Camilla’s nephew Ben Elliot admires in particular this quiet determination. ‘As you know, she’s witty; she doesn’t suffer fools gladly. Camilla makes up her own mind about people. She and my mother [Annabel] are quite like their mother in that they’re very direct. They want to get to the heart of somebody and what that person cares about.’

Camilla feels that her upbringing somehow prepared her for her royal duties alongside Prince Charles. ‘Thank goodness I was brought up with the grounding of my parents, and taught manners. It sounds, especially in this day and age, sort of snobbish but we left school at 16, nobody went on to university unless you were a real brainbox. Instead, we went to Paris and Florence and learned about life and culture and how to behave with people, how to talk to people. This was very ingrained in my upbringing and if I hadn’t had that, I would have found royal life much more difficult.

‘My mother could be quite fierce sometimes.

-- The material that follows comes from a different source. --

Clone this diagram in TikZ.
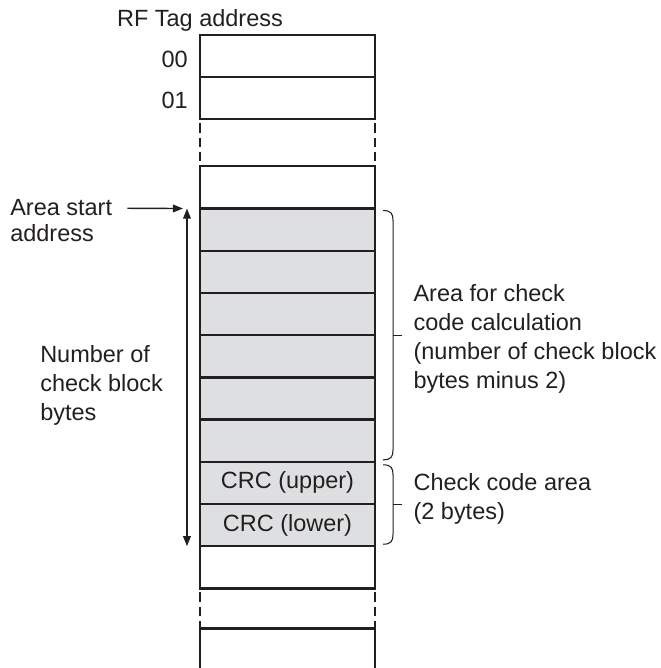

I remember once there was a dinner party at home with some of the most boring neighbours in the world and we were dragged down to join them for dinner. We used to complain and say, “Can’t we stay here and watch the television over fish fingers?” and she’d sit us down at the dinner table, and the minute there was silence, she used to say, “Talk! I don’t care what you talk about, talk about your budgie or your pony but keep the conversation going…” And so I’ve never been able not to talk. It’s in the psyche, not to leave a silence.’

The 70th birthday at Clarence House will be part duty and part gathering of those who have stood by her in the past 20 years, from charity workers to former policemen. There will be a quieter family celebration, too. Tom might cook her dinner as he often does, which she will enjoy with a glass of red. She always makes sure everyone has a good time. She embodies the perfect combination of sound judgment, strong duty, family loyalty, laughter and deep love for her husband. Not that different from the present Queen, in fact.